Wolfe and Qualitative Research

Chris Burford cburford at gn.apc.org
Mon Apr 16 23:26:03 PDT 2001


I am a late-comer to this intellectual feast, but I was interested that the NYT review that Michael tracked down was mainly angled to emphasise the weakness of the Conservative Right. Probably a very tactical piece, but that goal at least may be worth it.

Focussing analysis on suburban "middle class" America is probably important for limiting the scope of the new Bush regime, for finding its weaknesses, and blunting its confidence.
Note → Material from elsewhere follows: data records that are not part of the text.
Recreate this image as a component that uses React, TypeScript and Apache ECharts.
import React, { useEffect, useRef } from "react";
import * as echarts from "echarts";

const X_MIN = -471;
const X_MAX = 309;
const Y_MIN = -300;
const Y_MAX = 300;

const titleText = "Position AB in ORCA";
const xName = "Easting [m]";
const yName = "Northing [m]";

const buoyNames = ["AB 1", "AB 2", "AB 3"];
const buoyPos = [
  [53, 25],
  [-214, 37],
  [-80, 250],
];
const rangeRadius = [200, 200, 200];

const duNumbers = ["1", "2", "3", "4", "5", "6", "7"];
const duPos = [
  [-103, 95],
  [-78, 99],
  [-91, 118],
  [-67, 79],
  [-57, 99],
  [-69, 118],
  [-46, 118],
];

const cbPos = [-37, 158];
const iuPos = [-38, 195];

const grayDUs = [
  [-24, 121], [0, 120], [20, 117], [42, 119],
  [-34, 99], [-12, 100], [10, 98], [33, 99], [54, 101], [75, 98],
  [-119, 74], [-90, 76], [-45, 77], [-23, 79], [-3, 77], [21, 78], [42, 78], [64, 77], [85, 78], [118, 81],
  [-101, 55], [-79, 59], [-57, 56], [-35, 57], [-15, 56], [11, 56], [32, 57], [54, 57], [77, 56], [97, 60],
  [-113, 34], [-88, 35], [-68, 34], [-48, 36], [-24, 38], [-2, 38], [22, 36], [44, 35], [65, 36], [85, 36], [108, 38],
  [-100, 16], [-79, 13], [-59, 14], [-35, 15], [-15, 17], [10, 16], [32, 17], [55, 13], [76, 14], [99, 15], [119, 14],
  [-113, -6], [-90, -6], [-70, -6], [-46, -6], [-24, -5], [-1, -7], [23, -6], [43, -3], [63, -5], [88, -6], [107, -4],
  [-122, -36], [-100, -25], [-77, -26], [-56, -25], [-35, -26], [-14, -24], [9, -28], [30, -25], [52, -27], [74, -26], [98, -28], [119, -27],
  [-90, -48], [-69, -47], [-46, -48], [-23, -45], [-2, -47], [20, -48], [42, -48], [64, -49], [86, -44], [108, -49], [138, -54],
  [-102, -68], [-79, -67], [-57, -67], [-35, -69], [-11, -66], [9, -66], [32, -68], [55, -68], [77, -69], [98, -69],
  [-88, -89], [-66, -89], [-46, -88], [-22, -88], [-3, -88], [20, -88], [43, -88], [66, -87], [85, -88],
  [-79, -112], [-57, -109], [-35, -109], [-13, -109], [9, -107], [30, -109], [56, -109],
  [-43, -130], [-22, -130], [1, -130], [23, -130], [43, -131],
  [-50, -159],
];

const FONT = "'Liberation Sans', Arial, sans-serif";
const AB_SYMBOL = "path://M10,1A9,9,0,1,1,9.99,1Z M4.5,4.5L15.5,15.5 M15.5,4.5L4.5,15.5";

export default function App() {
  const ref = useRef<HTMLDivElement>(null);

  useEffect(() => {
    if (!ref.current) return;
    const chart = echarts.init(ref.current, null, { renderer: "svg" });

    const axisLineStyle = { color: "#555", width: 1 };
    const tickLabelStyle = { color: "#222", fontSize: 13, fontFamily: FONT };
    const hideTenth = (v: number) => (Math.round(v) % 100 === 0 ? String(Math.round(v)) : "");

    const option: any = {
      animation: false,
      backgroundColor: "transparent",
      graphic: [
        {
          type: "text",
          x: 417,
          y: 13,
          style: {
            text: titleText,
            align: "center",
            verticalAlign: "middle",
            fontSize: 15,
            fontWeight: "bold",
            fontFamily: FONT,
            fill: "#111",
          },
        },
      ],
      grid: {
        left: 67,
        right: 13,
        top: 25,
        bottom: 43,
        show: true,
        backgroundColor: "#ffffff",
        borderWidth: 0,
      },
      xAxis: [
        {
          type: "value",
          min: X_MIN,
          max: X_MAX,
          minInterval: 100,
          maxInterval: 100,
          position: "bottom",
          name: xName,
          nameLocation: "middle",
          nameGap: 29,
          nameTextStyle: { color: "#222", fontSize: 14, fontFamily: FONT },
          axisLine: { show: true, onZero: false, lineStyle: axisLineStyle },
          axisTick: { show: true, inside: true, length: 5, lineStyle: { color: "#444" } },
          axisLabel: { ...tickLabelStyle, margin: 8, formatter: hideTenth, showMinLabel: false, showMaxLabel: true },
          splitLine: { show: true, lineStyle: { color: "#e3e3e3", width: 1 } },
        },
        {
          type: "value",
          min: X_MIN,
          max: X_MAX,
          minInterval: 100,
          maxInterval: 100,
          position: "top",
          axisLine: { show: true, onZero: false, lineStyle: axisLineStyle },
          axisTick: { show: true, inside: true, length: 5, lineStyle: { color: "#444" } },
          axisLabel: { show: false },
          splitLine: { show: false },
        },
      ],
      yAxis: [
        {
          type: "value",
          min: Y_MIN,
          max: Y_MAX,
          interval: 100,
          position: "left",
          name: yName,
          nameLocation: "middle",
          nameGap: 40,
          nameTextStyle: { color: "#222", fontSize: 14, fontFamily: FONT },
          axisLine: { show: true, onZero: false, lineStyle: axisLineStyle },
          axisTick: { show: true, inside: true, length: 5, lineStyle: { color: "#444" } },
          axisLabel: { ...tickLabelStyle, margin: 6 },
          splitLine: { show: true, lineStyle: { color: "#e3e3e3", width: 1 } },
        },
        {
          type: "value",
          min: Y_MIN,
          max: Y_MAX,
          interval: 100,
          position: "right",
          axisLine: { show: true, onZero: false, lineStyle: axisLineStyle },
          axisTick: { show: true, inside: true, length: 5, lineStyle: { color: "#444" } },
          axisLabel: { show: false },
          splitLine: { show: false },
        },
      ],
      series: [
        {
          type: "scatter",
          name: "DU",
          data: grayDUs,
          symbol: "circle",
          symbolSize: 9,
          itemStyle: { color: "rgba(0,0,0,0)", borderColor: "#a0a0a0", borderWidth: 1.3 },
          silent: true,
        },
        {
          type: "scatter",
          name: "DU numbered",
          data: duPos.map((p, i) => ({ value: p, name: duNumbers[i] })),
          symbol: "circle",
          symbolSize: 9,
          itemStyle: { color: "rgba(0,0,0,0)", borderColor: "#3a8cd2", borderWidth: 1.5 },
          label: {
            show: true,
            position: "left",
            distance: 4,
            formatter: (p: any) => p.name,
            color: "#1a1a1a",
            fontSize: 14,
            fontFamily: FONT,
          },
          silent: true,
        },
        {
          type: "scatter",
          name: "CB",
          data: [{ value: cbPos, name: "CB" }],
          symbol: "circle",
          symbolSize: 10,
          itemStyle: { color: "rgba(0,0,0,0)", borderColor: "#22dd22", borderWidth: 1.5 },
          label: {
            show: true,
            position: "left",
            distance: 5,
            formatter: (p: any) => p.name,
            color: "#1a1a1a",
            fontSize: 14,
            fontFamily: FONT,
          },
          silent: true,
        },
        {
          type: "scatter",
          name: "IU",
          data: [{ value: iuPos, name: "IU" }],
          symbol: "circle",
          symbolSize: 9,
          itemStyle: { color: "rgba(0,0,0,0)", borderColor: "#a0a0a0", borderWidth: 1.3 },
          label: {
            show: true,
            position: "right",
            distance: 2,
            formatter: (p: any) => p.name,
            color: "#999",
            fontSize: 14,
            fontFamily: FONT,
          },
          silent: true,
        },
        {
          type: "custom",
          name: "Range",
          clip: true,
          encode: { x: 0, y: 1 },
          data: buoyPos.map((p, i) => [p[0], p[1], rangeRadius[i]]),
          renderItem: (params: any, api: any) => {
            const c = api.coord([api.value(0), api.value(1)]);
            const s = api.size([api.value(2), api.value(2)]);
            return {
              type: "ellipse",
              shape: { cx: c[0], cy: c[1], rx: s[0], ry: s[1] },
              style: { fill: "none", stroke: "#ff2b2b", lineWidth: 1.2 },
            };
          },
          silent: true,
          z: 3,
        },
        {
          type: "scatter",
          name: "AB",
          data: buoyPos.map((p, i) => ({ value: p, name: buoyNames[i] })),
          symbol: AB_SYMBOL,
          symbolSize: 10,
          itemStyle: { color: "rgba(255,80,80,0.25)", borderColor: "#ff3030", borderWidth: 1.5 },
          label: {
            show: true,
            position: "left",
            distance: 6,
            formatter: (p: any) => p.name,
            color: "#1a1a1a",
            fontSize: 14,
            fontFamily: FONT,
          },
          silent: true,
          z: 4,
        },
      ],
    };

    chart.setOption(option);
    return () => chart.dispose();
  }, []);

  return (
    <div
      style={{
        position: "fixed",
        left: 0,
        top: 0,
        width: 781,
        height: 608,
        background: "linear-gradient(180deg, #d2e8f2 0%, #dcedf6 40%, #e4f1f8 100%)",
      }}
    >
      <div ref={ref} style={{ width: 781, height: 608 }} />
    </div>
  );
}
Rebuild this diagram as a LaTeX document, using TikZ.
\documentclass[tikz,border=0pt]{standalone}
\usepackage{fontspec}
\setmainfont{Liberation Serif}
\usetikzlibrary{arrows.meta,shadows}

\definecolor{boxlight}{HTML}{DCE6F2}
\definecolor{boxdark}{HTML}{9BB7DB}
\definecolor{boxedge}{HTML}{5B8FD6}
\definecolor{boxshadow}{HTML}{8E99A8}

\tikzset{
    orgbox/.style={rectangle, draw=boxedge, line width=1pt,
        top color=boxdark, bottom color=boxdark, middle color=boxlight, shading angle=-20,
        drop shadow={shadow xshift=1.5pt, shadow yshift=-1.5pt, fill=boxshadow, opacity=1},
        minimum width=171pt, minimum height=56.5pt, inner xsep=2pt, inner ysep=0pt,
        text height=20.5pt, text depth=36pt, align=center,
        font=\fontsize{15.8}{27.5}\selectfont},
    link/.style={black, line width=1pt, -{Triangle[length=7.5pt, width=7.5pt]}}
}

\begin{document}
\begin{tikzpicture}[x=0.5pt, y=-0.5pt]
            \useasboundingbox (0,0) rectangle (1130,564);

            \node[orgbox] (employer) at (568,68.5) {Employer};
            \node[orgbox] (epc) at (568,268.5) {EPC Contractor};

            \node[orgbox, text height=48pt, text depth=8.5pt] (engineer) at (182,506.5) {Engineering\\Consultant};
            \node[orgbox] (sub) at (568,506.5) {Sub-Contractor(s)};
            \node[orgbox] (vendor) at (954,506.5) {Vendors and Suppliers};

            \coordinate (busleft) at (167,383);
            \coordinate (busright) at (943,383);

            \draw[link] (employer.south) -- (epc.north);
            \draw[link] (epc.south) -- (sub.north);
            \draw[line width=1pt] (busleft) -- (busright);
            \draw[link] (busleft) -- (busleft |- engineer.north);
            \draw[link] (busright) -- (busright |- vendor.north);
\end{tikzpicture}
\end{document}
Disappointing and disliked though Alan Wolfe may be, is there not a way of finessing his analysis? In Marxist terms the "middle class" is part of the working class, though materially privileged and with intensified bourgeois and petty bourgeois ideology. Its members believe fiercely they have a justified right to be selfish, because of their moral superiority, but is this not the epiphenomena of how individuals all try to differentiate themselves, expressed in a particular socio-economic context? For all his limitations Wolfe seems to have affirmed some sort of collective conscience, although his method of interviewing may have taken much of these protestations at face value, and minimised the selfish component.

As for sex, it is progress if people accept homosexual behaviour as part of the range of human sexual behaviour, even if the taboos remain relatively robust for them in their own lives. That at least shows some psychological mindedness.

Perhaps the problem was not so much that Wolfe failed to observe methods of quality research as that his analysis was not dialectical. It is indeed odd to invoke "Evil" to explain a chain pattern of mass murder. Murders of young people by young people have been part of history, like atypical sexual behaviour. It suggests though that the investigator may have been trapped by the ideology of the sample he was analysing, to think it is totally outside the frame of reference.

Kelley referred to a


>fundamental core of opacity of human action and social events

My sense is that teenage massacres can really only be understood at a deeper level of the interaction between psychological and social processes. IMO some of the explanation should draw on evolutionary psychology but not in a reductionist way. More it is about how teenagers can go through a process of differentiation that is in some sort of manageable equilibrium with the society around them. Their parents, despite Wolfe's survey, are unanchored too, and all their protestations about evil will not remedy that.

Part of the remedy does involve control of the capitalist gun industry. But more it involves the "middle classes" accepting that a materially relatively privileged lifestyle does not protect them from the complex contradictions of being interdependent in a fragmented society.

The demographics of the USA are swinging away from Bush's electoral base. I would suggest co-opting Wolfe's current sphere of interest but in a more dialectical way, and warily.